If you do this, you should set IFS to space-tab-lf at the beginning of
the script, like this:
IFS=" "" ""
"
Are you saying that I can't backup/restore IFS without setting it
first?
Yes, it affects the behavior of read for example:
$ echo a b c | (read a b c; echo $a; echo $b; echo $c)
a
b
c
$ IFS=
$ echo a b c | (read a b c; echo $a; echo $b; echo $c)
a b c
$
(It's not used by QEMU's configure, but it's better to be defensive).
or this (better because it does not rely on embedding whitespace
characters within the line):
IFS=`printf ' \t'`"
"
If we go that route, perhaps IFS="`printf ' \t\n'`" would be more
readable? I'm not sure how common printf is though.

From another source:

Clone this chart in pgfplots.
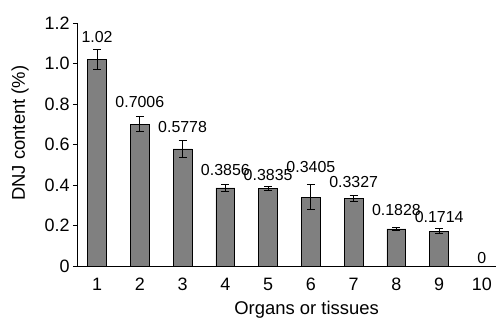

I tried that, but backtick strips trailing newlines (or something like
that but anyway it does not work). IFS=`printf ' \n\t'` would work (the
double quotes are not needed) but the Autoconf manual suggests
space-tab-newline in that order (even though only the leading space
seems important from the rest of the paragraph).
printf is fine, though it may not be a builtin. It's actually more
portable (even if slower on some shells) to use printf than echo if you
have variable substitutions in the string, because it handles
consistently the case when the output starts with a minus sign.